9:33 pm on Oct 18, 2003 (gmt 0)

WebmasterWorld Senior Member 10+ Year Member



Ouch!

Are you ready for this....

You might find the only way to get what you want it to cut and paste the text via a text editor!(or save as plain text)

You will then need to mark it up yourself - but over 800 pages I do not envy your task. In fact why try and present 800 pages of text over the web? that is a serious book! is it really necessary?

No-one (IMO) wants to read that much info on-screen unless it it really something quite special (a novel?)

perhaps a PDF would be a better option - split into 5-10 reasonable downloads? (I know you want to avoid it)

You could save the page as Word HTML (ha!) but this will result in source code so messy you may as well sack that off! MS is very, very bad at this kind of conversion!

800 pages of word - it's my worst nightmare!.........

The_Hat

10:27 pm on Oct 18, 2003 (gmt 0)

10+ Year Member



I have heard that DreamWeaver MX has the ability to import Word Html and clean it up at the same time.

Marcia

10:37 pm on Oct 18, 2003 (gmt 0)

WebmasterWorld Senior Member 10+ Year Member



It's very slow and painful. MX might but DW2 doesn't and there hasn't been any other reason to upgrade so far. It's a long drawn-out operation with copying the text only twice.

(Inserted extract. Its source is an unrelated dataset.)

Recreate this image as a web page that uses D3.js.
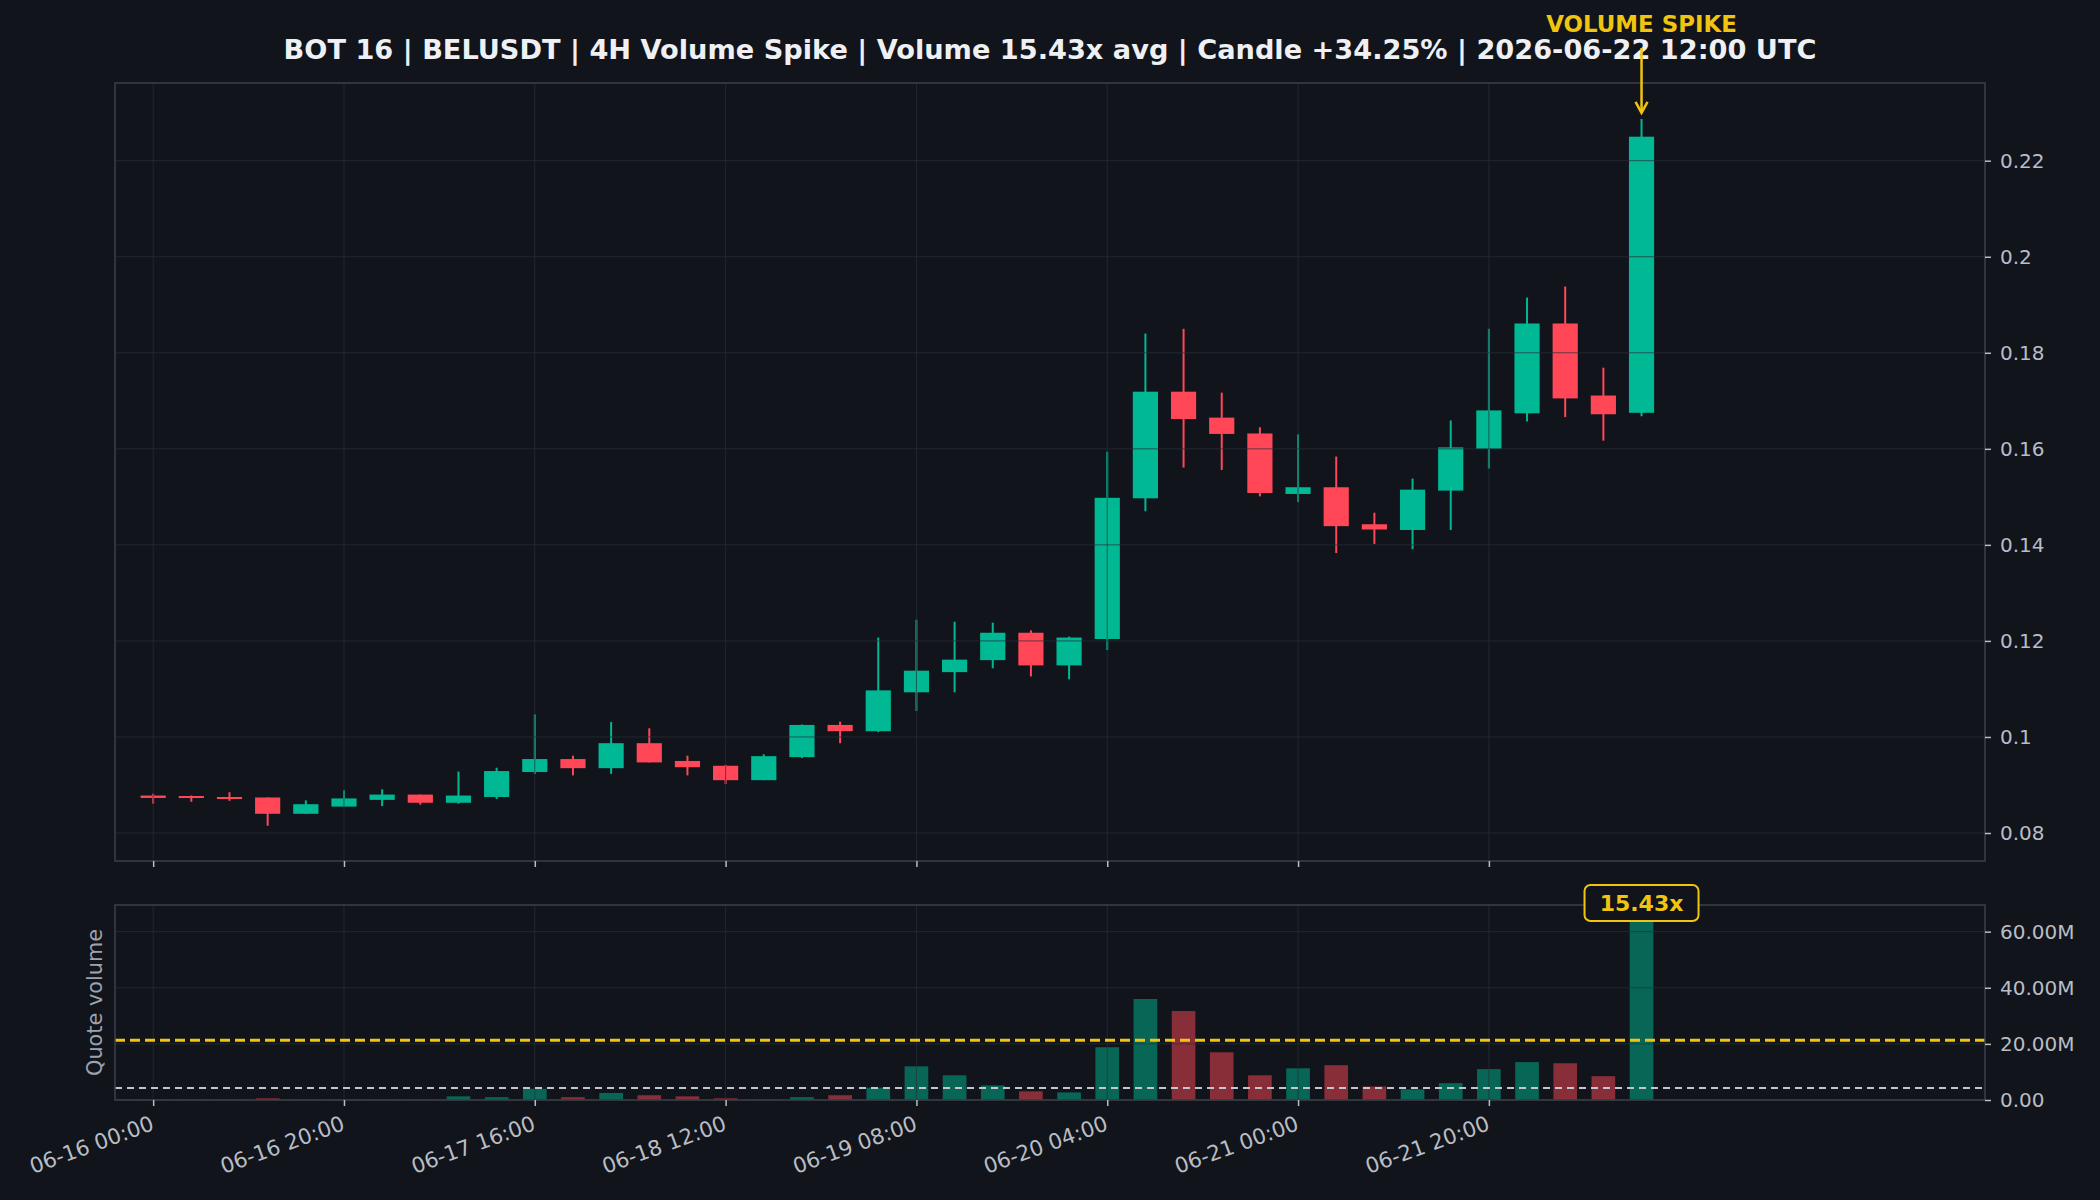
<!DOCTYPE html>
<html>
<head>
<meta charset="utf-8">
<script src="https://cdn.jsdelivr.net/npm/d3@7"></script>
<style>
  body { margin: 0; background: #11141b; }
  svg { display: block; }
  text { font-family: "DejaVu Sans", sans-serif; }
</style>
</head>
<body>
<svg id="chart" width="2100" height="1200"></svg>
<script>
// 4h candles, BELUSDT
var times = [
  "2026-06-16 00:00", "2026-06-16 04:00", "2026-06-16 08:00", "2026-06-16 12:00", "2026-06-16 16:00", "2026-06-16 20:00",
  "2026-06-17 00:00", "2026-06-17 04:00", "2026-06-17 08:00", "2026-06-17 12:00", "2026-06-17 16:00", "2026-06-17 20:00",
  "2026-06-18 00:00", "2026-06-18 04:00", "2026-06-18 08:00", "2026-06-18 12:00", "2026-06-18 16:00", "2026-06-18 20:00",
  "2026-06-19 00:00", "2026-06-19 04:00", "2026-06-19 08:00", "2026-06-19 12:00", "2026-06-19 16:00", "2026-06-19 20:00",
  "2026-06-20 00:00", "2026-06-20 04:00", "2026-06-20 08:00", "2026-06-20 12:00", "2026-06-20 16:00", "2026-06-20 20:00",
  "2026-06-21 00:00", "2026-06-21 04:00", "2026-06-21 08:00", "2026-06-21 12:00", "2026-06-21 16:00", "2026-06-21 20:00",
  "2026-06-22 00:00", "2026-06-22 04:00", "2026-06-22 08:00", "2026-06-22 12:00"
];
var open = [
  0.0878, 0.0877, 0.0875, 0.0874, 0.0840, 0.0855, 0.0869, 0.0880, 0.0863, 0.0875,
  0.0927, 0.0954, 0.0935, 0.0987, 0.0950, 0.0940, 0.0910, 0.0958, 0.1025, 0.1012,
  0.1093, 0.1135, 0.1160, 0.1217, 0.1149, 0.1204, 0.1497, 0.1719, 0.1665, 0.1632,
  0.1506, 0.1520, 0.1443, 0.1431, 0.1513, 0.1600, 0.1674, 0.1861, 0.1711, 0.1675
];
var high = [
  0.0882, 0.0878, 0.0885, 0.0874, 0.0868, 0.0889, 0.0891, 0.0880, 0.0928, 0.0936,
  0.1047, 0.0961, 0.1031, 0.1018, 0.0961, 0.0942, 0.0964, 0.1026, 0.1032, 0.1207,
  0.1244, 0.1240, 0.1238, 0.1222, 0.1209, 0.1594, 0.1840, 0.1850, 0.1717, 0.1645,
  0.1630, 0.1584, 0.1467, 0.1538, 0.1659, 0.1850, 0.1915, 0.1938, 0.1769, 0.2287
];
var low = [
  0.0861, 0.0865, 0.0867, 0.0815, 0.0840, 0.0855, 0.0856, 0.0859, 0.0861, 0.0871,
  0.0923, 0.0920, 0.0923, 0.0947, 0.0920, 0.0902, 0.0910, 0.0956, 0.0987, 0.1010,
  0.1054, 0.1093, 0.1143, 0.1126, 0.1120, 0.1181, 0.1470, 0.1561, 0.1556, 0.1501,
  0.1489, 0.1383, 0.1402, 0.1391, 0.1431, 0.1559, 0.1657, 0.1666, 0.1617, 0.1668
];
var close = [
  0.0873, 0.0873, 0.0871, 0.0840, 0.0860, 0.0872, 0.0880, 0.0863, 0.0878, 0.0929,
  0.0954, 0.0935, 0.0987, 0.0947, 0.0937, 0.0910, 0.0960, 0.1025, 0.1012, 0.1097,
  0.1138, 0.1161, 0.1217, 0.1149, 0.1207, 0.1498, 0.1719, 0.1662, 0.1631, 0.1508,
  0.1520, 0.1439, 0.1432, 0.1515, 0.1603, 0.1680, 0.1861, 0.1705, 0.1672, 0.2250
];
// quote volume, millions
var volume = [
  0.12, 0.10, 0.15, 0.6, 0.1, 0.1, 0.1, 0.1, 1.3, 1.0,
  4.0, 1.0, 2.5, 1.7, 1.3, 0.6, 0.15, 1.0, 1.7, 4.4,
  12.0, 8.8, 5.2, 3.1, 2.7, 18.8, 36.0, 31.7, 17.0, 8.8,
  11.3, 12.4, 4.8, 3.8, 6.0, 11.0, 13.5, 13.1, 8.5, 65.6
];
var avgVolume = 4.26;       // grey dashed line
var thresholdVolume = 21.3; // yellow dashed line
var spikeMultiple = "15.43x";
var xTickLabels = ["06-16 00:00", "06-16 20:00", "06-17 16:00", "06-18 12:00",
                   "06-19 08:00", "06-20 04:00", "06-21 00:00", "06-21 20:00"];
var title = "BOT 16 | BELUSDT | 4H Volume Spike | Volume 15.43x avg | Candle +34.25% | 2026-06-22 12:00 UTC";

var GREEN = "#00b894", RED = "#ff4757", YELLOW = "#f1c40f";
var BG = "#11141b", GRID = "#2a2f38", SPINE = "#3b3f48", TICK = "#b9bdc4";

var parse = d3.utcParse("%Y-%m-%d %H:%M");
var candles = times.map(function(t, i) {
  return { time: parse(t), o: open[i], h: high[i], l: low[i], c: close[i], v: volume[i] };
});
var last = candles[candles.length - 1];

var left = 115, right = 1985;
var main = { top: 83, bottom: 861 };
var vol = { top: 905, bottom: 1100 };

var svg = d3.select("#chart");
svg.append("rect").attr("width", 2100).attr("height", 1200).attr("fill", BG);

var x = d3.scaleUtc()
  .domain([parse("2026-06-15 20:00"), parse("2026-06-24 00:00")])
  .range([left, right]);
var step = x(candles[1].time) - x(candles[0].time);

var y = d3.scaleLinear().domain([0.07417, 0.23618]).range([main.bottom, main.top]);
var yv = d3.scaleLinear().domain([0, 69.5]).range([vol.bottom, vol.top]);

var fmtTime = d3.utcFormat("%m-%d %H:%M");
var tickTimes = candles.map(function(d) { return d.time; })
  .filter(function(t) { return xTickLabels.indexOf(fmtTime(t)) >= 0; });

function drawGrid(g, yScale, yTicks, top, bottom) {
  g.selectAll(".gx").data(tickTimes).enter().append("line")
    .attr("x1", function(d) { return x(d); }).attr("x2", function(d) { return x(d); })
    .attr("y1", top).attr("y2", bottom)
    .attr("stroke", GRID).attr("stroke-opacity", 0.7);
  g.selectAll(".gy").data(yTicks).enter().append("line")
    .attr("x1", left).attr("x2", right)
    .attr("y1", function(d) { return yScale(d); }).attr("y2", function(d) { return yScale(d); })
    .attr("stroke", GRID).attr("stroke-opacity", 0.7);
}

function drawFrame(top, bottom) {
  svg.append("rect")
    .attr("x", left).attr("y", top).attr("width", right - left).attr("height", bottom - top)
    .attr("fill", "none").attr("stroke", SPINE).attr("stroke-width", 1.5);
}

function styleAxis(g) {
  g.select(".domain").remove();
  g.selectAll(".tick line").attr("stroke", TICK).attr("stroke-width", 1.5);
  g.selectAll(".tick text").attr("fill", TICK).attr("font-size", 20)
    .attr("font-family", "DejaVu Sans");
}

// ---- price panel ----
var priceTicks = y.ticks(8);
var gCandles = svg.append("g");
var bw = step * 0.66;

gCandles.selectAll(".wick").data(candles).enter().append("line")
  .attr("x1", function(d) { return x(d.time); }).attr("x2", function(d) { return x(d.time); })
  .attr("y1", function(d) { return y(d.h); }).attr("y2", function(d) { return y(d.l); })
  .attr("stroke", function(d) { return d.c >= d.o ? GREEN : RED; })
  .attr("stroke-width", 2);

gCandles.selectAll(".body").data(candles).enter().append("rect")
  .attr("x", function(d) { return x(d.time) - bw / 2; })
  .attr("width", bw)
  .attr("y", function(d) { return y(Math.max(d.o, d.c)); })
  .attr("height", function(d) { return Math.max(2, Math.abs(y(d.o) - y(d.c))); })
  .attr("fill", function(d) { return d.c >= d.o ? GREEN : RED; });

drawGrid(svg.append("g"), y, priceTicks, main.top, main.bottom);
drawFrame(main.top, main.bottom);

svg.append("g").attr("transform", "translate(" + right + ",0)")
  .call(d3.axisRight(y).tickValues(priceTicks).tickSize(6).tickPadding(9).tickFormat(d3.format("~g")))
  .call(styleAxis);

svg.append("g").attr("transform", "translate(0," + main.bottom + ")")
  .call(d3.axisBottom(x).tickValues(tickTimes).tickSize(6).tickFormat(""))
  .call(styleAxis);

// ---- volume panel ----
var volTicks = [0, 20, 40, 60];
var vbw = step * 0.62;
svg.append("g").selectAll("rect").data(candles).enter().append("rect")
  .attr("x", function(d) { return x(d.time) - vbw / 2; })
  .attr("width", vbw)
  .attr("y", function(d) { return yv(d.v); })
  .attr("height", function(d) { return yv(0) - yv(d.v); })
  .attr("fill", function(d) { return d.c >= d.o ? GREEN : RED; })
  .attr("fill-opacity", 0.5);

drawGrid(svg.append("g"), yv, volTicks, vol.top, vol.bottom);

svg.append("line")
  .attr("x1", left).attr("x2", right)
  .attr("y1", yv(thresholdVolume)).attr("y2", yv(thresholdVolume))
  .attr("stroke", YELLOW).attr("stroke-width", 3).attr("stroke-dasharray", "10,5");
svg.append("line")
  .attr("x1", left).attr("x2", right)
  .attr("y1", yv(avgVolume)).attr("y2", yv(avgVolume))
  .attr("stroke", "#c2c5cc").attr("stroke-width", 2).attr("stroke-dasharray", "7,5");

drawFrame(vol.top, vol.bottom);

svg.append("g").attr("transform", "translate(" + right + ",0)")
  .call(d3.axisRight(yv).tickValues(volTicks).tickSize(6).tickPadding(9)
    .tickFormat(function(d) { return d === 0 ? "0.00" : d.toFixed(2) + "M"; }))
  .call(styleAxis);

var xAxis = svg.append("g").attr("transform", "translate(0," + vol.bottom + ")")
  .call(d3.axisBottom(x).tickValues(tickTimes).tickSize(6).tickFormat(fmtTime))
  .call(styleAxis);
xAxis.selectAll(".tick text")
  .attr("font-size", 21.3)
  .attr("text-anchor", "end")
  .attr("dy", "0.75em")
  .attr("transform", "translate(-7,6) rotate(-20)");

svg.append("text")
  .attr("transform", "translate(95," + ((vol.top + vol.bottom) / 2) + ") rotate(-90)")
  .attr("text-anchor", "middle").attr("dy", "0.35em")
  .attr("fill", "#9ea3ab").attr("font-size", 20.8)
  .text("Quote volume");

// spike ratio badge
var sx = x(last.time);
var badge = svg.append("g").attr("transform", "translate(" + sx + "," + (yv(last.v) - 13) + ")");
badge.append("rect")
  .attr("x", -57).attr("y", -18).attr("width", 114).attr("height", 36).attr("rx", 6)
  .attr("fill", BG).attr("stroke", YELLOW).attr("stroke-width", 2);
badge.append("text")
  .attr("text-anchor", "middle").attr("dy", "0.36em")
  .attr("fill", YELLOW).attr("font-size", 22).attr("font-weight", "bold")
  .text(spikeMultiple);

// ---- title + annotation ----
svg.append("text")
  .attr("x", 1050).attr("y", 59).attr("text-anchor", "middle")
  .attr("fill", "#eef0f3").attr("font-size", 27.2).attr("font-weight", "bold")
  .text(title);

svg.append("text")
  .attr("x", sx).attr("y", 32).attr("text-anchor", "middle")
  .attr("fill", YELLOW).attr("font-size", 22.9).attr("font-weight", "bold")
  .text("VOLUME SPIKE");

var tipY = y(last.h) - 6;
svg.append("line")
  .attr("x1", sx).attr("x2", sx).attr("y1", 48).attr("y2", tipY)
  .attr("stroke", YELLOW).attr("stroke-width", 2.5);
svg.append("path")
  .attr("d", "M" + (sx - 6) + "," + (tipY - 11) + "L" + sx + "," + tipY + "L" + (sx + 6) + "," + (tipY - 11))
  .attr("fill", "none").attr("stroke", YELLOW).attr("stroke-width", 2.5);
</script>
</body>
</html>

Then it comes out with no paragraphs or breaks and has to be marked up all over again and formatting it all from scratch because it's all lumped together in one long paragraph.

It's taking about two weeks of wrist-busting work to do some pages before a site can even be started, and it's a mere fraction the number of pages.

>>any experience with this product or another product they can recommend?

No, there are some good programs that will strip HTML tags but what Word puts in isn't normal. If special software is needed it should be client provided or figured into the bid, or it's a losing proposition.

I won't accept Word docs any more, it'll have to be plain text.

limbo

10:58 pm on Oct 18, 2003 (gmt 0)

WebmasterWorld Senior Member 10+ Year Member



I have heard that DreamWeaver MX has the ability to import Word Html and clean it up at the same time

<chuckle> there is only so much you can do! - even DW gets tired of the lame markup that Word exports! ;)

Mohamed_E

3:01 am on Oct 19, 2003 (gmt 0)

WebmasterWorld Senior Member 10+ Year Member



From the HTML-Tidy docs:

Support for Word2000

Tidy can now perform wonders on HTML saved from Microsoft Word 2000! Word bulks out HTML files with stuff for round-tripping presentation between HTML and Word. If you are more concerned about using HTML on the Web, check out Tidy's "Word-2000" config option! Of course Tidy does a good job on Word'97 files as well!

Since I have never had to convert a Word document to HTML I have not checked this feature out.